- Task objective: Say how many lines include the word "this", using only a number.
━━━━━━
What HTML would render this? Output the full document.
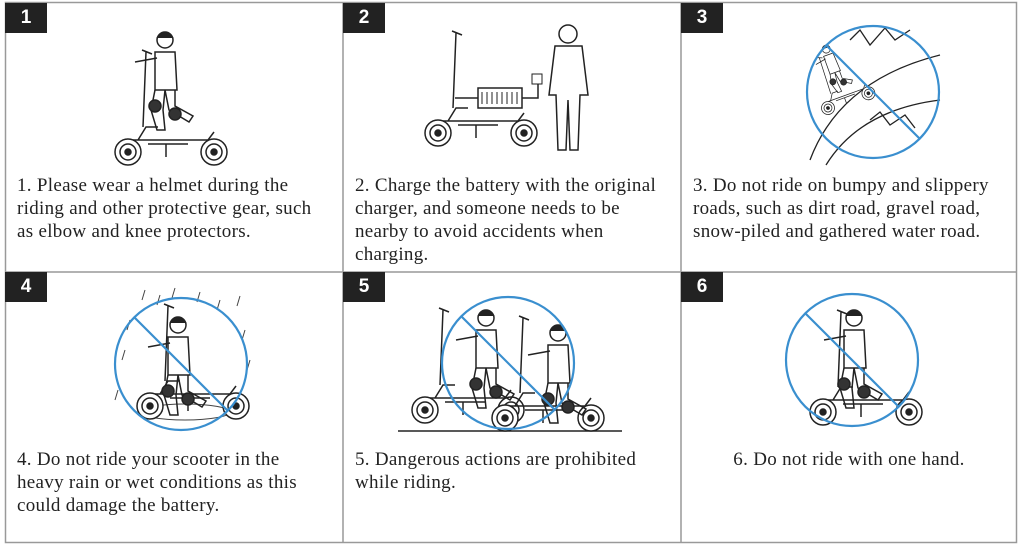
<!DOCTYPE html>
<html><head><meta charset="utf-8"><style>
body{margin:0;width:1020px;height:546px;background:#fff;position:relative;overflow:hidden;font-family:"Liberation Serif",serif;color:#222}
.b{position:absolute;background:#222;color:#fff;font-family:"Liberation Sans",sans-serif;font-weight:bold;font-size:19px;width:42px;height:30px;line-height:30px;text-align:center}
.t{position:absolute;font-size:19px;letter-spacing:0.3px;line-height:23px;white-space:nowrap}
svg{position:absolute;left:0;top:0}
</style></head><body>
<svg width="1020" height="546" viewBox="0 0 1020 546">
<defs>
<g id="sc" fill="none" stroke="#222" stroke-width="1.5">
<circle cx="0" cy="0" r="13" fill="#fff"/><circle cx="0" cy="0" r="8"/><circle cx="0" cy="0" r="3" fill="#222"/>
<circle cx="86" cy="0" r="13" fill="#fff"/><circle cx="86" cy="0" r="8"/><circle cx="86" cy="0" r="3" fill="#222"/>
<path d="M5 -12 L80 -12 L86 -20 M10 -12 L18 -25 L30 -25 M20 -8 L60 -8"/>
<path d="M15 -25 L18 -100 M14 -102 L24 -98"/>
<path d="M38 -8 L38 5"/>
</g>
<g id="rider" fill="none" stroke="#222" stroke-width="1.5">
<circle cx="0" cy="0" r="8" fill="#fff"/><path d="M-8 -2 Q0 -12 8 -2" fill="#222"/>
<path d="M-10 12 L10 12 L12 50 L-10 50 Z" fill="#fff"/>
<path d="M-10 50 L-14 70 L-8 90 L0 90 L-2 70 L0 50 M0 50 L4 70 L24 82 L28 76 L10 66 L10 50"/>
<circle cx="-10" cy="66" r="6" fill="#333"/><circle cx="10" cy="74" r="6" fill="#333"/>
<path d="M-8 18 L-30 22"/>
</g>
</defs>
<g fill="none" stroke="#999" stroke-width="1.5">
<rect x="5.5" y="2.5" width="1011" height="540"/>
<line x1="343" y1="2" x2="343" y2="543"/>
<line x1="681" y1="2" x2="681" y2="543"/>
<line x1="5" y1="272" x2="1017" y2="272"/>
</g>
<!-- 1 -->
<use href="#sc" x="128" y="152"/><use href="#rider" x="165" y="40"/>
<!-- 2 -->
<use href="#sc" x="438" y="133"/>
<rect x="478" y="88" width="44" height="20" fill="#fff" stroke="#222" stroke-width="1.5"/>
<path d="M482 92v12M487 92v12M492 92v12M497 92v12M502 92v12M507 92v12M512 92v12M517 92v12" stroke="#222"/>
<path d="M455 98 H478 M522 98 H538 V82" fill="none" stroke="#222" stroke-width="1.5"/>
<rect x="532" y="74" width="10" height="10" fill="#fff" stroke="#222"/>
<g fill="none" stroke="#222" stroke-width="1.5">
<circle cx="568" cy="34" r="9"/><path d="M555 46 L582 46 L588 95 L580 95 L578 150 L570 150 L568 100 L566 150 L558 150 L556 95 L549 95 Z"/>
</g>
<!-- 3 -->
<g fill="none" stroke="#222" stroke-width="1.3">
<path d="M810 160 Q840 80 940 55 M826 165 Q860 110 940 100 M850 40 L860 30 L870 45 L885 28 L895 40 L910 30 M870 120 L880 112 L890 125 L905 115 L915 128"/>
</g>
<g transform="translate(828,108) scale(0.5) rotate(-20)"><use href="#sc" x="0" y="0"/><use href="#rider" x="37" y="-112"/></g>
<circle cx="873" cy="92" r="66" fill="none" stroke="#3a8fcf" stroke-width="2.2"/>
<line x1="826" y1="45" x2="920" y2="139" stroke="#3a8fcf" stroke-width="2.2"/>
<!-- 4 -->
<g stroke="#444" stroke-width="1">
<path d="M145 290l-3 10M160 295l-3 10M175 288l-3 10M200 292l-3 10M220 300l-3 10M240 296l-3 10M130 320l-3 10M125 350l-3 10M245 330l-3 10M250 360l-3 10M118 390l-3 10M240 395l-3 10"/>
</g>
<ellipse cx="185" cy="412" rx="45" ry="8" fill="none" stroke="#444"/>
<use href="#sc" x="150" y="406"/><use href="#rider" x="178" y="325"/>
<circle cx="181" cy="364" r="66" fill="none" stroke="#3a8fcf" stroke-width="2.2"/>
<line x1="134" y1="317" x2="228" y2="411" stroke="#3a8fcf" stroke-width="2.2"/>
<!-- 5 -->
<line x1="398" y1="431" x2="622" y2="431" stroke="#222" stroke-width="1.5"/>
<use href="#sc" x="425" y="410"/><use href="#rider" x="486" y="318"/>
<use href="#sc" x="505" y="418"/><use href="#rider" x="558" y="333"/>
<circle cx="508" cy="363" r="66" fill="none" stroke="#3a8fcf" stroke-width="2.2"/>
<line x1="461" y1="316" x2="555" y2="410" stroke="#3a8fcf" stroke-width="2.2"/>
<!-- 6 -->
<use href="#sc" x="823" y="412"/><use href="#rider" x="854" y="318"/>
<circle cx="852" cy="360" r="66" fill="none" stroke="#3a8fcf" stroke-width="2.2"/>
<line x1="805" y1="313" x2="899" y2="407" stroke="#3a8fcf" stroke-width="2.2"/>
</svg>
<div class="b" style="left:5px;top:3px">1</div>
<div class="b" style="left:343px;top:3px">2</div>
<div class="b" style="left:681px;top:3px">3</div>
<div class="b" style="left:5px;top:272px">4</div>
<div class="b" style="left:343px;top:272px">5</div>
<div class="b" style="left:681px;top:272px">6</div>
<div class="t" style="left:17px;top:174px">1. Please wear a helmet during the<br>riding and other protective gear, such<br>as elbow and knee protectors.</div>
<div class="t" style="left:355px;top:174px">2. Charge the battery with the original<br>charger, and someone needs to be<br>nearby to avoid accidents when<br>charging.</div>
<div class="t" style="left:693px;top:174px">3. Do not ride on bumpy and slippery<br>roads, such as dirt road, gravel road,<br>snow-piled and gathered water road.</div>
<div class="t" style="left:17px;top:448px">4. Do not ride your scooter in the<br>heavy rain or wet conditions as this<br>could damage the battery.</div>
<div class="t" style="left:355px;top:448px">5. Dangerous actions are prohibited<br>while riding.</div>
<div class="t" style="left:681px;top:448px;width:336px;text-align:center">6. Do not ride with one hand.</div>
</body></html>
━━━━━━
- Written response: 2